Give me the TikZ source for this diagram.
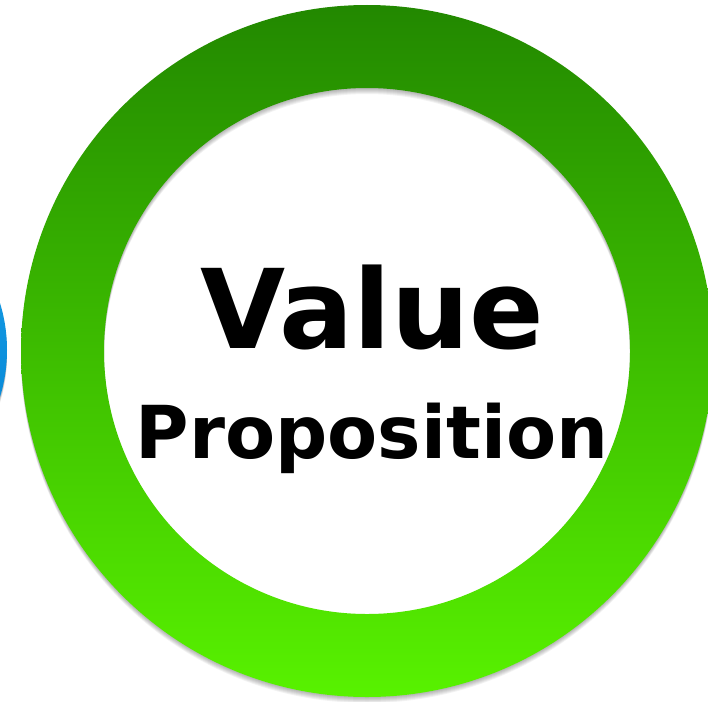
\documentclass[tikz,border=0pt]{standalone}
\usepackage{fontspec}
\setmainfont{DejaVu Sans}
\usetikzlibrary{positioning}

\definecolor{ringtop}{RGB}{34,136,0}
\definecolor{ringbot}{RGB}{88,242,0}
\definecolor{bluetop}{RGB}{28,162,232}
\definecolor{bluebot}{RGB}{0,128,210}

\begin{document}
\begin{tikzpicture}[x=1pt, y=-1pt]
    		\tikzstyle{ringshadow} = [fill=black, opacity=0.05, even odd rule]
    		\tikzstyle{bigword} = [anchor=base, inner sep=0pt, font=\fontsize{110}{110}\selectfont\bfseries]
    		\tikzstyle{smallword} = [anchor=base, inner sep=0pt, font=\fontsize{73}{73}\selectfont\bfseries]
    		\fill[white] (0,0) rectangle (708,701);
    		\useasboundingbox (0,0) rectangle (708,701);
    		\begin{scope}
    		\clip (0,0) rectangle (708,701);
    		% soft shadows
		\foreach \d in {1,...,6}
    		{
        		\fill[ringshadow] (-153,350+\d) circle[radius=160pt];
        		\fill[ringshadow] (367,351+\d) circle[radius=346pt] (367,351+\d) circle[radius=263pt];
    		}
    		% blue circle on the left
    		\shade[top color=bluetop, bottom color=bluebot] (-153,350) circle[radius=160pt];
    		% green ring
    		\shade[top color=ringtop, bottom color=ringbot, even odd rule] (367,351) circle[radius=346pt] (367,351) circle[radius=263pt];
    		\end{scope}
    		\coordinate (C) at (367,351);
    		\node[bigword] (value) at (372,348) {Value};
    		\node[smallword] (prop) at (372,458) {Proposition};
		\end{tikzpicture}
\end{document}
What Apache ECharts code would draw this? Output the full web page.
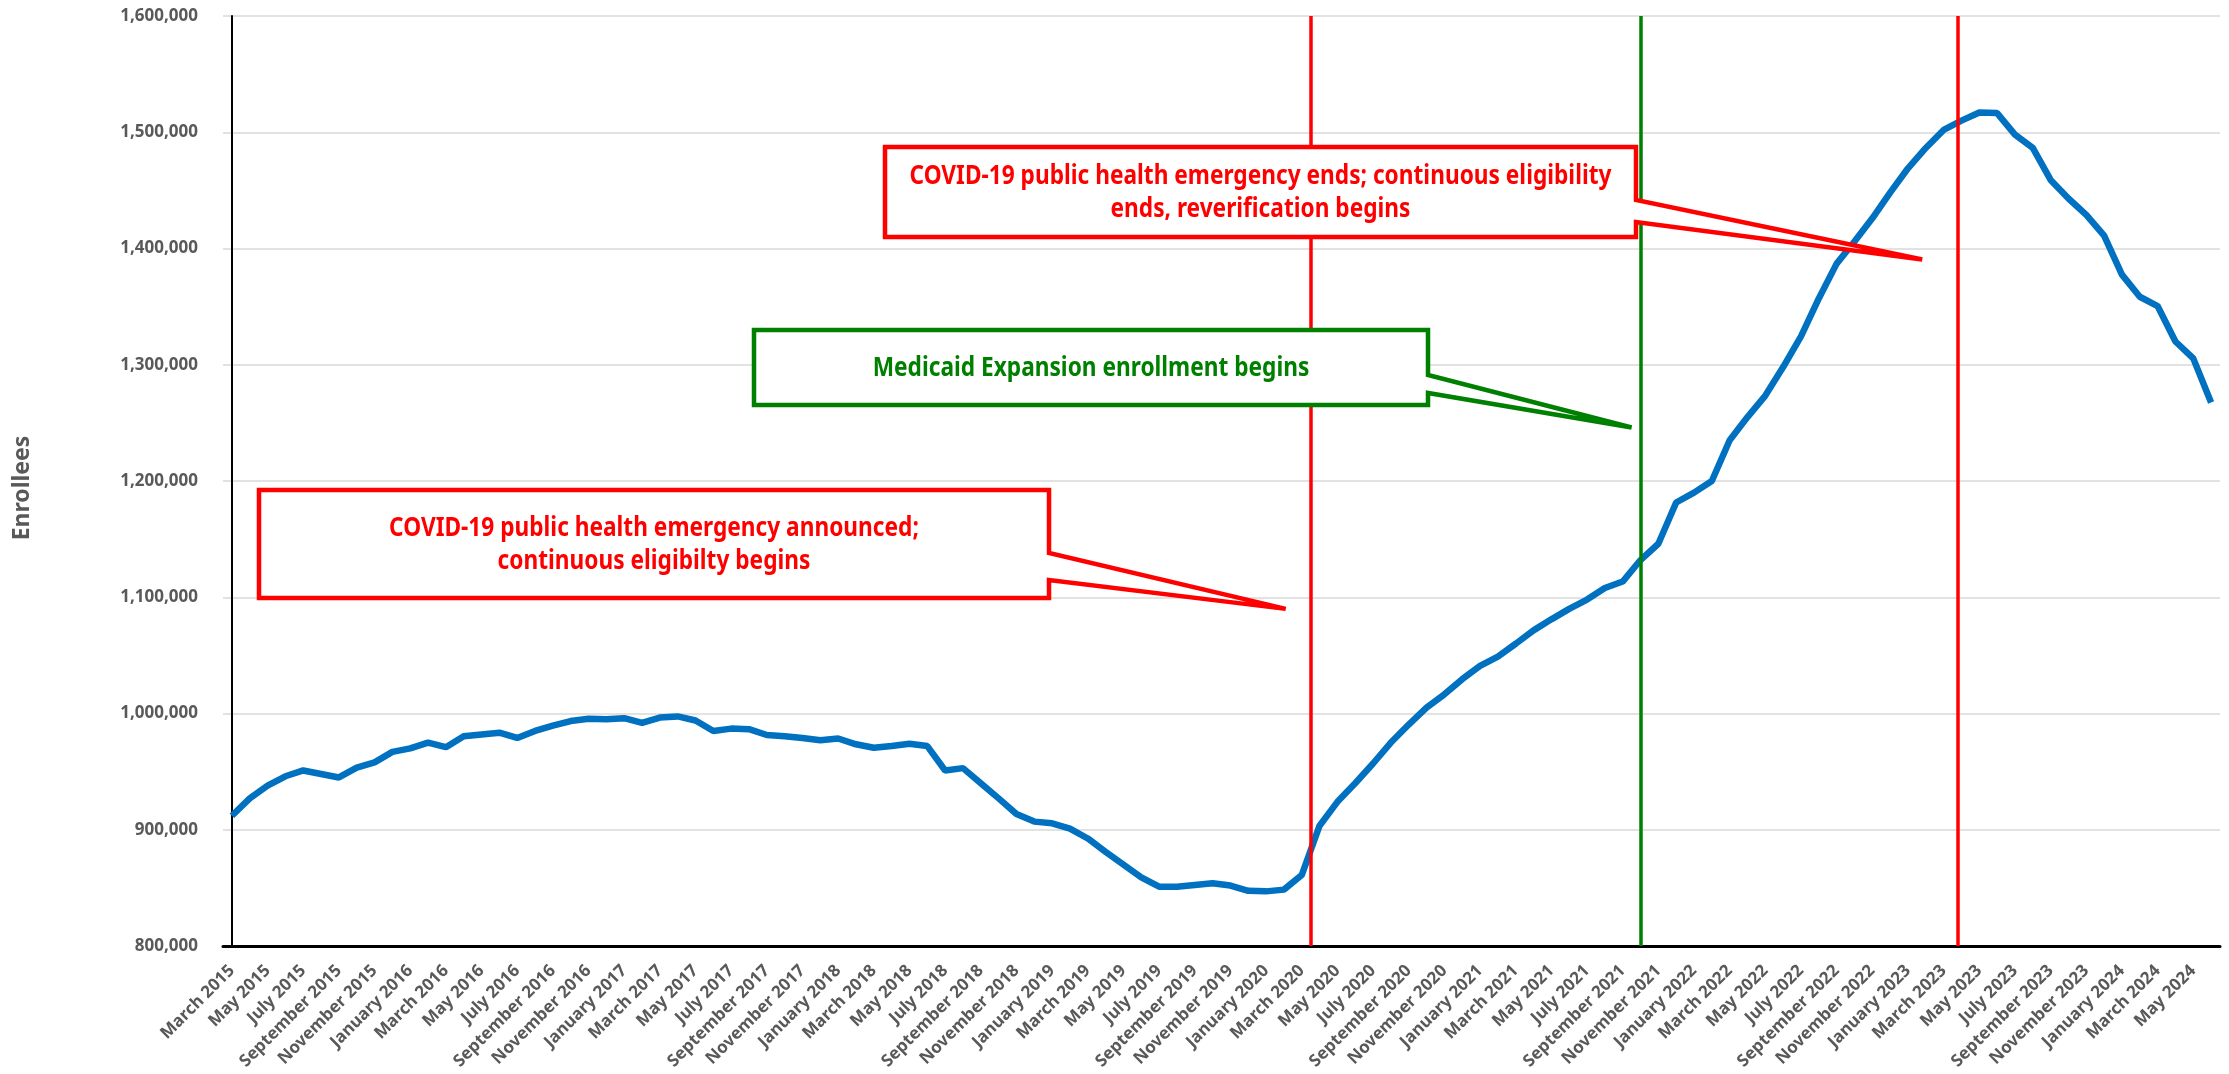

PROBLEM REQUIREMENTS >>
Repeat the entries exactly. Pictures are excluded from the copy.

THE RESPONSE >>
Give me the TikZ source for this diagram.
\documentclass[tikz,border=0pt]{standalone}
\usepackage{fontspec}
\setmainfont{DejaVu Sans}
\usetikzlibrary{positioning}

\definecolor{ringtop}{RGB}{34,136,0}
\definecolor{ringbot}{RGB}{88,242,0}
\definecolor{bluetop}{RGB}{28,162,232}
\definecolor{bluebot}{RGB}{0,128,210}

\begin{document}
\begin{tikzpicture}[x=1pt, y=-1pt]
    		\tikzstyle{ringshadow} = [fill=black, opacity=0.05, even odd rule]
    		\tikzstyle{bigword} = [anchor=base, inner sep=0pt, font=\fontsize{110}{110}\selectfont\bfseries]
    		\tikzstyle{smallword} = [anchor=base, inner sep=0pt, font=\fontsize{73}{73}\selectfont\bfseries]
    		\fill[white] (0,0) rectangle (708,701);
    		\useasboundingbox (0,0) rectangle (708,701);
    		\begin{scope}
    		\clip (0,0) rectangle (708,701);
    		% soft shadows
		\foreach \d in {1,...,6}
    		{
        		\fill[ringshadow] (-153,350+\d) circle[radius=160pt];
        		\fill[ringshadow] (367,351+\d) circle[radius=346pt] (367,351+\d) circle[radius=263pt];
    		}
    		% blue circle on the left
    		\shade[top color=bluetop, bottom color=bluebot] (-153,350) circle[radius=160pt];
    		% green ring
    		\shade[top color=ringtop, bottom color=ringbot, even odd rule] (367,351) circle[radius=346pt] (367,351) circle[radius=263pt];
    		\end{scope}
    		\coordinate (C) at (367,351);
    		\node[bigword] (value) at (372,348) {Value};
    		\node[smallword] (prop) at (372,458) {Proposition};
		\end{tikzpicture}
\end{document}
What Apache ECharts code would draw this? Output the full web page.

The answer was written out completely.